La foule n'est plus qu'une vaste ondulation, lorsque les groupes reprennent l'Iditenté («Que Paris est beau quand chantent les oiseaux/ Que Paris est laid quand il se croit français»). Sur les toits, les spectateurs dansent à présent. Vers 21 heures, Bertrand Cantat conclut : «Il faut dire non, vous savez à quoi.» Les groupes s'arrêtent sagement. La foule scande à son tour «Non, non, non», puis «Bertrand président». Beaucoup resteront plusieurs heures sur la place, dans une ambiance très chaude, mais sans débordement.

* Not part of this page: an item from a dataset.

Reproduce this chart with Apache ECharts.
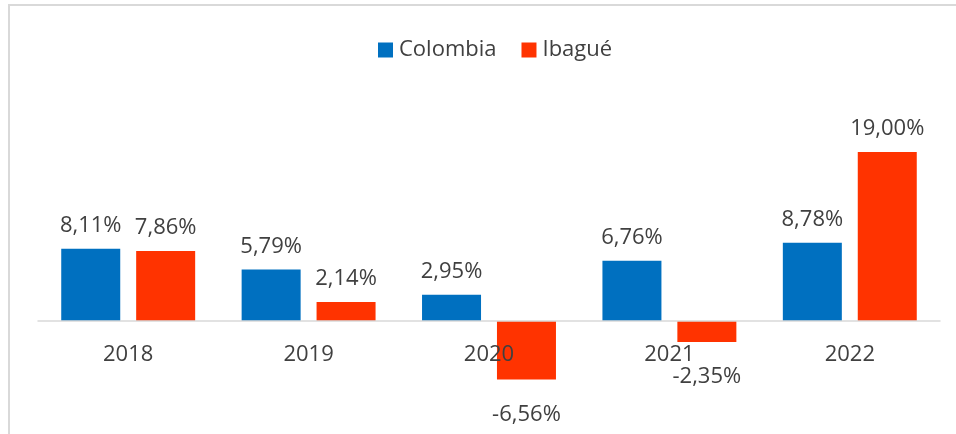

Fournaise. Les groupes continuent dans les bars de la Croix-Rousse, jusqu'au matin. Au milieu de la nuit, ils sont à l'Atmosphère, sur une scène de 2 mètres sur 3. Une quinzaine de musiciens se pressent sans ampli, dans une véritable fournaise. De toute la nuit, le nom de Chirac ne sera pas cité. Les musiciens présents voteront pourtant pour lui. «Il faut seulement se boucher les oreilles et pas écouter ses lieutenants en ce moment», glisse Bertrand Cantat. Il remarque qu'un nombre de musiciens très dépolitisés «sortent aujourd'hui du bois». Mais relève le cynisme de la situation. «S'engager pour la première fois quand il faut appeler à voter pour Chirac, ça fait quand même mal au cul.» Pour lui, appeler à voter Jacques Chirac engage les musiciens pour la suite. «Dès le 6 mai, il faudra être là et lui mettre la pression. On ne va pas lâcher l'affaire.».

(1) En fin d'après-midi sur la Grand-Place, le soir à l'Aéronef.

(2) En 1998, il avait mis en scène les minutes des séances du conseil régional Rhône-Alpes au cours desquelles Charles Millon avait fait alliance avec le Front national.